Repeat the listing word for word. No pictures belong in the copy.

§

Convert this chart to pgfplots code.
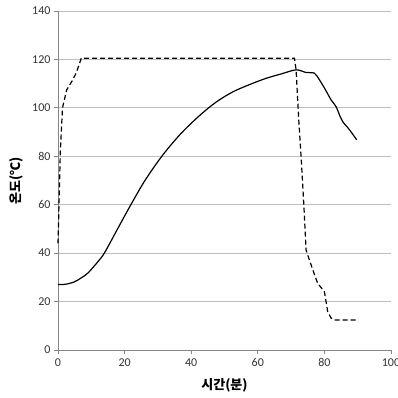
\documentclass[border=0pt]{standalone}
\usepackage{pgfplots}
\pgfplotsset{compat=1.18}
\usepackage{fontspec}
\setmainfont{Carlito}
\newfontfamily\kr{Noto Sans CJK KR}
\definecolor{gridc}{RGB}{190,190,190}
\definecolor{axc}{RGB}{134,134,134}
\begin{document}
\begin{tikzpicture}[x=1pt,y=1pt]
\useasboundingbox (-58pt,-48pt) rectangle (340pt,350pt);
\begin{axis}[
  at={(0,0)}, anchor=south west,
  scale only axis, width=333pt, height=339pt,
  xmin=0, xmax=100, ymin=0, ymax=140,
  xtick={0,20,...,100}, ytick={0,20,...,140},
  axis x line*=bottom, axis y line*=left,
  axis line style={axc, line width=0.8pt, -},
  ymajorgrids, grid style={gridc, line width=0.8pt},
  tick style={axc, line width=0.8pt},
  tick align=outside, major tick length=4pt,
  /pgf/number format/assume math mode=true,
  ticklabel style={font=\fontsize{12}{14}\selectfont, text=black!80},
  xticklabel style={yshift=-1pt},
  clip=false,
]
\addplot[black, line width=1.2pt, dash pattern=on 5pt off 3pt] coordinates {
(0,44) (0.3,60) (0.7,82) (1.35,100) (2.6,107.4) (4.4,111.5) (5.5,114.5) (7,120.5)
(40,120.5) (71,120.5) (71.5,115.7) (72.3,95) (73,79.8) (73.8,60.6) (74.5,41.3)
(75.5,37.2) (76.8,32) (78,27.5) (80,24.1) (81,15.8) (82,13.2) (83,12.4) (90,12.4)
};
\addplot[black, line width=1.2pt, smooth] coordinates {
(0,27) (2.5,27.2) (5,28.2) (7,29.8) (9,31.8) (12,36.5) (14,40.2) (18,50.3) (22,60.3)
(26.2,70.2) (31.5,80.6) (37,89.5) (42.5,96.8) (47.5,102.4) (52.5,106.6)
(57.5,109.6) (62.5,112.2) (67,114) (71.5,115.7) (74.5,114.6) (77,114.3)
(78.5,111.6) (80.3,107.5) (82,103.3) (83.5,100.5) (84.7,96.5) (85.5,94.3)
(87.5,91) (89.7,86.8)
};
\node[rotate=90, font=\kr\bfseries\fontsize{13}{15}\selectfont] at (rel axis cs:-0.125,0.5) {온도(℃)};
\node[font=\kr\bfseries\fontsize{13}{15}\selectfont] at (rel axis cs:0.5,-0.103) {시간(분)};
\end{axis}
\end{tikzpicture}
\end{document}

§

-- Answer to the task --
Convert this chart to pgfplots code.
\documentclass[border=0pt]{standalone}
\usepackage{pgfplots}
\pgfplotsset{compat=1.18}
\usepackage{fontspec}
\setmainfont{Carlito}
\newfontfamily\kr{Noto Sans CJK KR}
\definecolor{gridc}{RGB}{190,190,190}
\definecolor{axc}{RGB}{134,134,134}
\begin{document}
\begin{tikzpicture}[x=1pt,y=1pt]
\useasboundingbox (-58pt,-48pt) rectangle (340pt,350pt);
\begin{axis}[
  at={(0,0)}, anchor=south west,
  scale only axis, width=333pt, height=339pt,
  xmin=0, xmax=100, ymin=0, ymax=140,
  xtick={0,20,...,100}, ytick={0,20,...,140},
  axis x line*=bottom, axis y line*=left,
  axis line style={axc, line width=0.8pt, -},
  ymajorgrids, grid style={gridc, line width=0.8pt},
  tick style={axc, line width=0.8pt},
  tick align=outside, major tick length=4pt,
  /pgf/number format/assume math mode=true,
  ticklabel style={font=\fontsize{12}{14}\selectfont, text=black!80},
  xticklabel style={yshift=-1pt},
  clip=false,
]
\addplot[black, line width=1.2pt, dash pattern=on 5pt off 3pt] coordinates {
(0,44) (0.3,60) (0.7,82) (1.35,100) (2.6,107.4) (4.4,111.5) (5.5,114.5) (7,120.5)
(40,120.5) (71,120.5) (71.5,115.7) (72.3,95) (73,79.8) (73.8,60.6) (74.5,41.3)
(75.5,37.2) (76.8,32) (78,27.5) (80,24.1) (81,15.8) (82,13.2) (83,12.4) (90,12.4)
};
\addplot[black, line width=1.2pt, smooth] coordinates {
(0,27) (2.5,27.2) (5,28.2) (7,29.8) (9,31.8) (12,36.5) (14,40.2) (18,50.3) (22,60.3)
(26.2,70.2) (31.5,80.6) (37,89.5) (42.5,96.8) (47.5,102.4) (52.5,106.6)
(57.5,109.6) (62.5,112.2) (67,114) (71.5,115.7) (74.5,114.6) (77,114.3)
(78.5,111.6) (80.3,107.5) (82,103.3) (83.5,100.5) (84.7,96.5) (85.5,94.3)
(87.5,91) (89.7,86.8)
};
\node[rotate=90, font=\kr\bfseries\fontsize{13}{15}\selectfont] at (rel axis cs:-0.125,0.5) {온도(℃)};
\node[font=\kr\bfseries\fontsize{13}{15}\selectfont] at (rel axis cs:0.5,-0.103) {시간(분)};
\end{axis}
\end{tikzpicture}
\end{document}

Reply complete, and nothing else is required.